The long evenings are remarkable in this country and particular this year for the brilliance and stillness of this summer. Evenings were always the time that I used to go down the garden at Hill Cottage to the pair of borders that my father and I made there when I was a teenager. His planting to the left in a border of whites and blues and mine to the right with yellows and clashing magentas. We would spend an hour or so talking things through, observing how things could be bettered or moments where briefly things sang. We would talk about the way the colours changed as the light dropped, the blues beginning to pulse and hover as the low light favoured them, and of the way that the brighter, hotter colours, which had flared during the day, dropped away first.
Huw and I do the same here, using the time when you can see best to workshop the planting and to enjoy the elements that have come together or shifted during the day. The slow evenings are in our favour, for they have an altogether different charge from the awakening of dawn. We let the colour go through its metamorphosis, as the reds, pinks and oranges heat up at sundown and then quickly dim to almost nothing. The violet end of the spectrum then takes over as the gloaming hour assumes its residency, the flowers with the most blue in them appearing to lift from their material origins in these fugitive last minutes. Then, in a shift that you feel but do not necessarily see, the colour is gone and you are left with something else. A garden of textures and form, readying for night. More often than not it is ten before we have even begun to think about supper. It is hard drag yourself inside when your senses are retuned and receptive.
This summer, as much out of desire as necessity, Huw has been photographing the night time garden to extend our experience. I will let him take it from here to explain why.

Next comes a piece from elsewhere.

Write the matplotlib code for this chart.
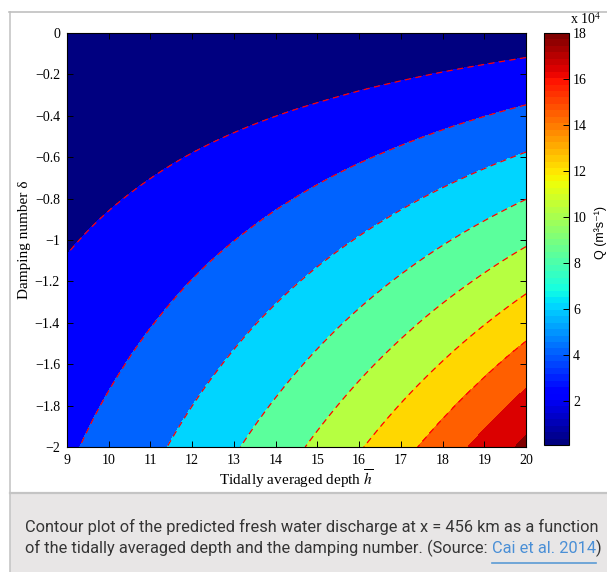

Over the years I have always experimented with my photography. Capturing movement by shooting digital film on a very slow shutter speed and then extracting single frames, selected for the painterly composition of their colour blur. On my old Polaroid camera I would cover the focus sensor, so that images of plantings resembled Impressionist paintings or colour fields. And I have used torches, lanterns and flash to see the garden in a different way by night. With each approach I have been happy, even seeking, to surrender some of my control over the final image to the equipment and technology itself.
However, over the past few years, and so that we can record the garden here properly, I have been actively working to improve my skill with a digital SLR camera and a number of lenses, so it has been a while since I have experimented in this way. At the beginning of June, with the start of the long warm nights, I found myself in the garden at the gloaming hour, having driven down to Somerset after a working day in London. With the warmth, growth had started in earnest and, as the light faded, there were parts of the new garden that it fast became too dark to see clearly. I got out my phone and switched the light on. Suddenly individual plants were thrown into sharp relief against the inky background of hedge, wood and sky. The composition of volumes and heights and the differences in textures became more apparent. Colour was heightened and where, by daylight, the plantings were soft and transparent, now they were graphic and architectural. I immediately started taking photographs on the phone with the flash.
It is a tricky process framing and composing an image when you are, quite literally, shooting in the dark. A series of test shots are necessary to establish the composition and to attain the right distance from the subject so that the flash doesn’t create too much of a hot spot. Even once this has been successfully done, the camera doesn’t always focus accurately in the dark, so each successful shot is arrived at after taking many that do not work. It is then a long process evaluating, editing and then adjusting contrast and colour balance to achieve a satisfactory result.
As the nights grew longer and we wandered the paths later and later each evening, I have been staying out after nightfall to try and capture aspects of the ever-changing picture. As in Tom’s Midnight Garden, the clarity of darkness reveals things invisible by day. The abstraction of the plantings against the velvet black and the fluttering of a thousand moths making of the garden a new mysterious and magical territory.